Despite all this and initial reservations about being so low down I'm actually pleasantly surprised by, so far, how little I've missed our high floored flat (though I will always slightly miss our previous sea view with Indonesia in the distance on a clear day).  Firstly it is noticeably much quieter lower down in the building, though I imagine when they begin the pile driving on the new condo build up the road it won't matter what floor we are on it will be as noisy as ever.  I can still hear the construction noise but it is a lot quieter and certainly seems more distant and less obtrusive, I guess the buildings and trees shelter us a bit more.  We are also more sheltered from the main road near by, all we get now is the noise of the ramp as cars come and go from the condo.  I can actually hear bird song and am low enough down now to get a good look at all the different types of birds as they flit between the trees and shrubs.  This certainly makes me feel like we are a bit more secluded and less overlooked.  Our new place also has day curtains (our old place did not) which provide a certain amount of additional privacy from our nearest neighbour's balcony.  I'm not sure yet whether we get as much of a breeze as previously but we still get enough to be comfortable most of the time.

I guess you can't ever say moving isn't stressful no matter how much you plan for and prepare for it, though I didn't expect this much but the unexpected will always happen.  So far our new landlord (and the agent) have been more than accommodating with our requirements and hopefully from here on we'll have a pleasant and happy stay in our new home.

08 February 2012

Berlayer Creek and Keppel Bay

After reading a blog post by my friend Leone about the newly opened Berlayer Creek and Labrador Nature and Coastal Walk, me and my husband decided we'd like to go and visit this for ourselves.  I'd visited Labrador Park previously and had an enjoyable day, but now with the extension to the Circle Line on the MRT it is a lot easier to access this area.  Getting to the Berlayer Creek could not be more straightforward now, simply exit the Labrador Park MRT station and follow the signs.

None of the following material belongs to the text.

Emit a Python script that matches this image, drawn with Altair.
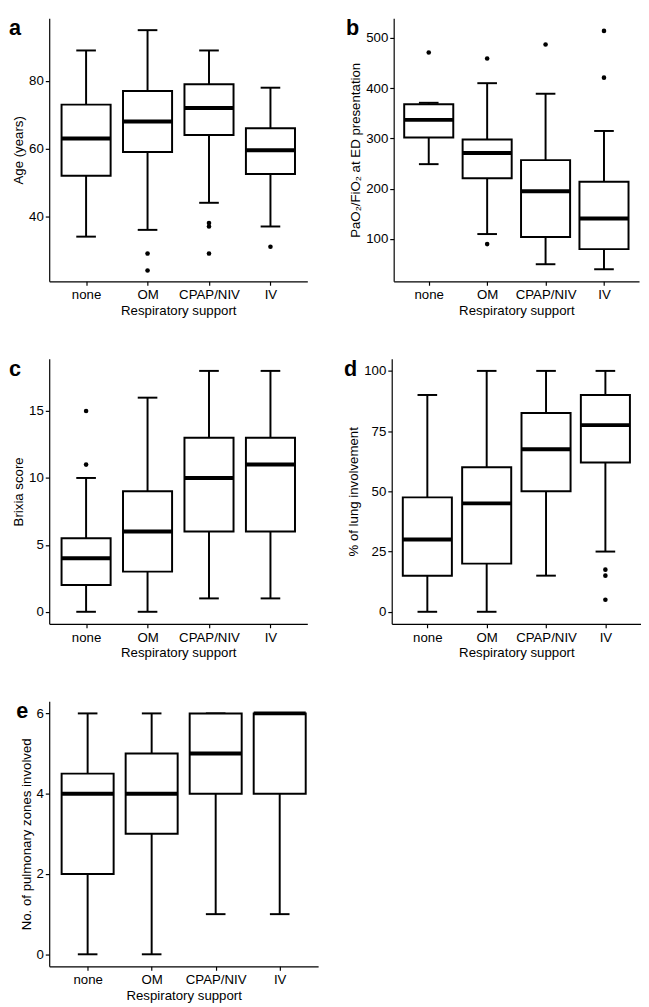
import altair as alt
import pandas as pd

CATS = ["none", "OM", "CPAP/NIV", "IV"]
XTITLE = "Respiratory support"

# Panel a: Age (years)
a_lower = [34, 36, 44, 37]
a_q1 = [52, 59, 64, 52.5]
a_med = [63, 68, 72, 59.5]
a_q3 = [73, 77, 79, 66]
a_upper = [89, 95, 89, 78]
a_out_cat = ["OM", "OM", "CPAP/NIV", "CPAP/NIV", "CPAP/NIV", "IV"]
a_out_val = [29, 24, 38, 37, 29, 31]

# Panel b: PaO2/FiO2 at ED presentation
b_lower = [249, 110, 50, 40]
b_q1 = [302, 221, 104, 80]
b_med = [337, 271, 195, 141]
b_q3 = [368, 298, 257, 214]
b_upper = [371, 410, 389, 315]
b_out_cat = ["none", "OM", "OM", "CPAP/NIV", "IV", "IV"]
b_out_val = [471, 459, 90, 487, 514, 421]

# Panel c: Brixia score
c_lower = [0, 0, 1, 1]
c_q1 = [2, 3, 6, 6]
c_med = [4, 6, 10, 11]
c_q3 = [5.5, 9, 13, 13]
c_upper = [10, 16, 18, 18]
c_out_cat = ["none", "none"]
c_out_val = [11, 15]

# Panel d: % of lung involvement
d_lower = [0, 0, 15, 25]
d_q1 = [15, 20, 50, 62]
d_med = [30, 45, 67.5, 77.5]
d_q3 = [47.5, 60, 82.5, 90]
d_upper = [90, 100, 100, 100]
d_out_cat = ["IV", "IV", "IV"]
d_out_val = [17.5, 15, 5]

# Panel e: No. of pulmonary zones involved
e_lower = [0, 0, 1, 1]
e_q1 = [2, 3, 4, 4]
e_med = [4, 4, 5, 6]
e_q3 = [4.5, 5, 6, 6]
e_upper = [6, 6, 6, 6]
e_out_cat = []
e_out_val = []

FONT = "Liberation Sans"
FS = 13.5


def panel(letter, ytitle, lower, q1, med, q3, upper, out_cat, out_val,
          domain, ticks, width, height, boxw):
    df = pd.DataFrame({"cat": CATS, "lower": lower, "q1": q1, "median": med,
                       "q3": q3, "upper": upper})
    x = alt.X("cat:N", sort=CATS, title=XTITLE,
              scale=alt.Scale(type="point", padding=0.6),
              axis=alt.Axis(labelAngle=0))
    yscale = alt.Scale(domain=domain, nice=False, zero=False)
    yaxis = alt.Axis(values=ticks, title=ytitle)
    base = alt.Chart(df)
    whisker = base.mark_rule(color="black", strokeWidth=2).encode(
        x=x, y=alt.Y("lower:Q", scale=yscale, axis=yaxis), y2="upper:Q")
    box = base.mark_bar(fill="white", stroke="black", strokeWidth=2,
                        size=boxw).encode(
        x=x, y=alt.Y("q1:Q", scale=yscale, axis=yaxis), y2="q3:Q")
    median = base.mark_tick(color="black", thickness=4, size=boxw,
                            opacity=1).encode(
        x=x, y=alt.Y("median:Q", scale=yscale, axis=yaxis))
    cap_lo = base.mark_tick(color="black", thickness=2, size=20,
                            opacity=1).encode(
        x=x, y=alt.Y("lower:Q", scale=yscale, axis=yaxis))
    cap_hi = base.mark_tick(color="black", thickness=2, size=20,
                            opacity=1).encode(
        x=x, y=alt.Y("upper:Q", scale=yscale, axis=yaxis))
    layers = [whisker, cap_lo, cap_hi, box, median]
    if out_cat:
        odf = pd.DataFrame({"cat": out_cat, "val": out_val})
        pts = alt.Chart(odf).mark_circle(color="black", size=22,
                                         opacity=1).encode(
            x=x, y=alt.Y("val:Q", scale=yscale, axis=yaxis))
        layers.append(pts)
    return alt.layer(*layers).properties(
        width=width, height=height,
        title=alt.TitleParams(letter, anchor="start", fontSize=22,
                              fontWeight="bold", font=FONT, color="black",
                              offset=-22, dx=-3),
    )


pa = panel("a", "Age (years)", a_lower, a_q1, a_med, a_q3, a_upper,
           a_out_cat, a_out_val, [20.8, 98.5], [40, 60, 80], 263, 268, 50)
pb = panel("b", "PaO₂/FiO₂ at ED presentation", b_lower, b_q1, b_med, b_q3,
           b_upper, b_out_cat, b_out_val, [16, 539], [100, 200, 300, 400, 500],
           250, 268, 50)
pc = panel("c", "Brixia score", c_lower, c_q1, c_med, c_q3, c_upper,
           c_out_cat, c_out_val, [-0.9, 18.9], [0, 5, 10, 15], 263, 270, 50)
pd_ = panel("d", "% of lung involvement", d_lower, d_q1, d_med, d_q3, d_upper,
            d_out_cat, d_out_val, [-5, 105], [0, 25, 50, 75, 100], 254, 270, 50)
pe = panel("e", "No. of pulmonary zones involved", e_lower, e_q1, e_med, e_q3,
           e_upper, e_out_cat, e_out_val, [-0.3, 6.3], [0, 2, 4, 6], 274, 270, 53)

row1 = alt.hconcat(pa, pb, spacing=39)
row2 = alt.hconcat(pc, pd_, spacing=37)
lower_rows = alt.vconcat(row2, pe, spacing=42)
chart = alt.vconcat(row1, lower_rows, spacing=42).properties(
    padding=0
).configure_view(stroke=None).configure_axis(
    grid=False, domainColor="black", domainWidth=1.2, tickColor="black",
    tickWidth=1.2, tickSize=4, labelColor="black", labelFont=FONT,
    labelFontSize=FS, labelPadding=2, titleFont=FONT, titleFontSize=FS,
    titleFontWeight="normal", titleColor="black", titlePadding=3,
).configure_axisX(labelPadding=3, titlePadding=2)

chart.save("out.html", embed_options={"renderer": "svg", "actions": False})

I gather that this part of the Labrador Park area was not previously accessible to pedestrians but a boardwalk has now been opened allowing visitors the chance to get closer to the mangrove and coastal areas and hopefully some of the wildlife too.  Sadly we did not see much in the way of wildlife that day, just a few birds.  As with all the natural spots I have discovered in Singapore though it was the perfect place to escape from modern life just for a while.  One word of warning though, there is not much in the way of shelter along the boardwalk so make sure you go prepared if you plan to see it for yourself.


As we followed the boardwalk round we eventually came out to the open sea where we could see small sailing boats making the most of the glorious day and beyond that the common sight off the shores of Singapore of tankers.  I was not sure if we'd get to a point where we could go no further and have to turn back or what would happen, but we kept on walking.   As we discovered though the boardwalk takes you round towards the marina and Keppel Bay area, a part of Singapore I had not previously ventured too.


We walked past some fabulous looking condos (way out of our price league) and the Reflections at Keppel Bay (see the photo below).  One quick property search on the Internet quickly tells you how much you would likely have to spend to live here.  The views across the marina are lovely though so I'm not really surprised.

As we wandered around we admired the yachts too, looking at where their home ports were and wondering whether they'd come straight from there or not.  As you walk around there are plaques with some information about what the area was once used for, but it is hard to imagine this now as you look at all the brand new buildings and the beautiful yachts.


By this stage we were getting to the point of needing some refreshment as we were beginning to wilt in the heat.  Fortunately we could see an area where it looked like there might be somewhere to get a drink and hopefully something to eat too.  Our suspicions were correct and we were rewarded with a much needed rest and some air conditioning.  A pleasant walk for a Sunday afternoon which could not be easier to get to now.